EXERCISE INSTRUCTIONS:
The lines from the top of the material through the line with "ax = fig.add_axes([0.301, 0.0498, 0.673, 0.9266])" are to be set down exactly. Leave the pictures out.
>>>
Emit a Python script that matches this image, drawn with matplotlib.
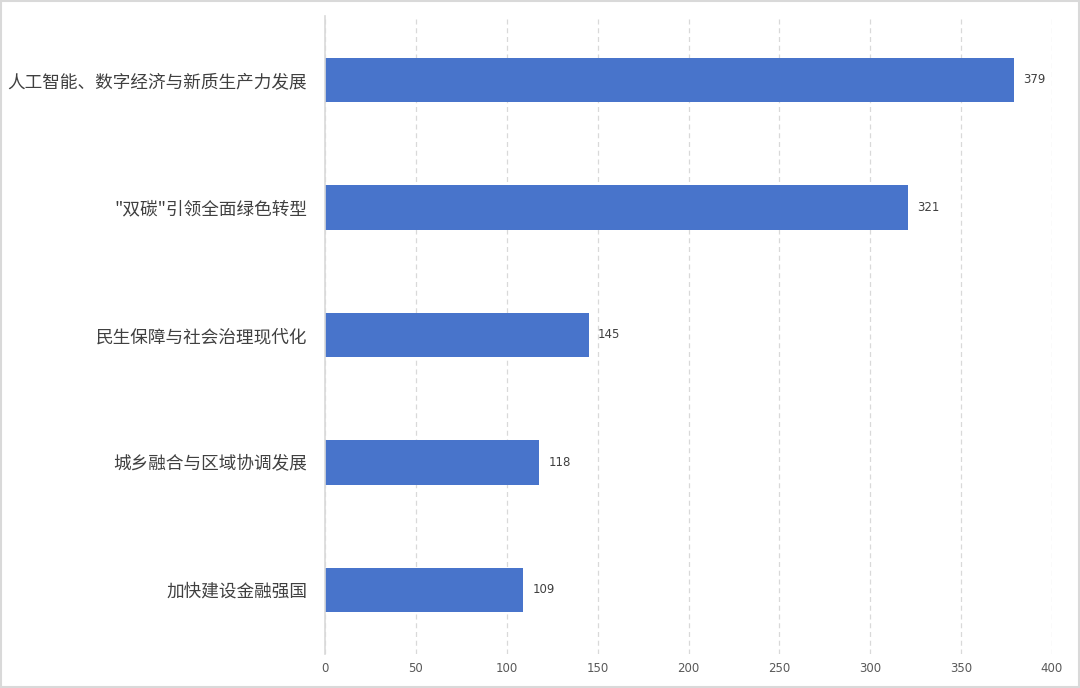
import matplotlib.pyplot as plt
from matplotlib.patches import Rectangle

plt.rcParams['font.family'] = ['Noto Sans CJK SC', 'DejaVu Sans']

# data, top to bottom
topics = ["人工智能、数字经济与新质生产力发展",
          "\"双碳\"引领全面绿色转型",
          "民生保障与社会治理现代化",
          "城乡融合与区域协调发展",
          "加快建设金融强国"]
counts = [379, 321, 145, 118, 109]
x_ticks = [0, 50, 100, 150, 200, 250, 300, 350, 400]

fig = plt.figure(figsize=(10.8, 6.88), dpi=100)
ax = fig.add_axes([0.301, 0.0498, 0.673, 0.9266])

pos = list(range(len(topics)))
ax.barh(pos, counts, height=0.35, color="#4874CB", zorder=3)
ax.set_ylim(len(topics) - 0.5, -0.5)
ax.set_xlim(0, 400)

for p, v in zip(pos, counts):
    ax.text(v + 5, p, str(v), va="center", ha="left", fontsize=8.5,
            color="#404040", family=["DejaVu Sans"])

ax.set_yticks(pos)
ax.set_yticklabels(topics, fontsize=12.7, color="#404040")
ax.set_xticks(x_ticks)
ax.set_xticklabels([str(t) for t in x_ticks], fontsize=8.5, color="#595959",
                   family=["DejaVu Sans"])
ax.tick_params(axis="both", length=0)
ax.tick_params(axis="y", pad=13)
ax.tick_params(axis="x", pad=6)

ax.grid(axis="x", linestyle=(0, (4, 3)), color="#D9D9D9", linewidth=0.9, zorder=0)
for s in ["top", "right", "bottom"]:
    ax.spines[s].set_visible(False)
ax.spines["left"].set_color("#D9D9D9")
ax.spines["left"].set_linewidth(1.2)
ax.spines["left"].set_zorder(4)

# light frame around the whole picture
fig.patches.append(Rectangle((0.001, 0.002), 0.998, 0.996, transform=fig.transFigure,
                             fill=False, edgecolor="#D9D9D9", linewidth=1.5))

fig.savefig("out.png", dpi=100)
<<<
FINISHED TASK:
Emit a Python script that matches this image, drawn with matplotlib.
import matplotlib.pyplot as plt
from matplotlib.patches import Rectangle

plt.rcParams['font.family'] = ['Noto Sans CJK SC', 'DejaVu Sans']

# data, top to bottom
topics = ["人工智能、数字经济与新质生产力发展",
          "\"双碳\"引领全面绿色转型",
          "民生保障与社会治理现代化",
          "城乡融合与区域协调发展",
          "加快建设金融强国"]
counts = [379, 321, 145, 118, 109]
x_ticks = [0, 50, 100, 150, 200, 250, 300, 350, 400]

fig = plt.figure(figsize=(10.8, 6.88), dpi=100)
ax = fig.add_axes([0.301, 0.0498, 0.673, 0.9266])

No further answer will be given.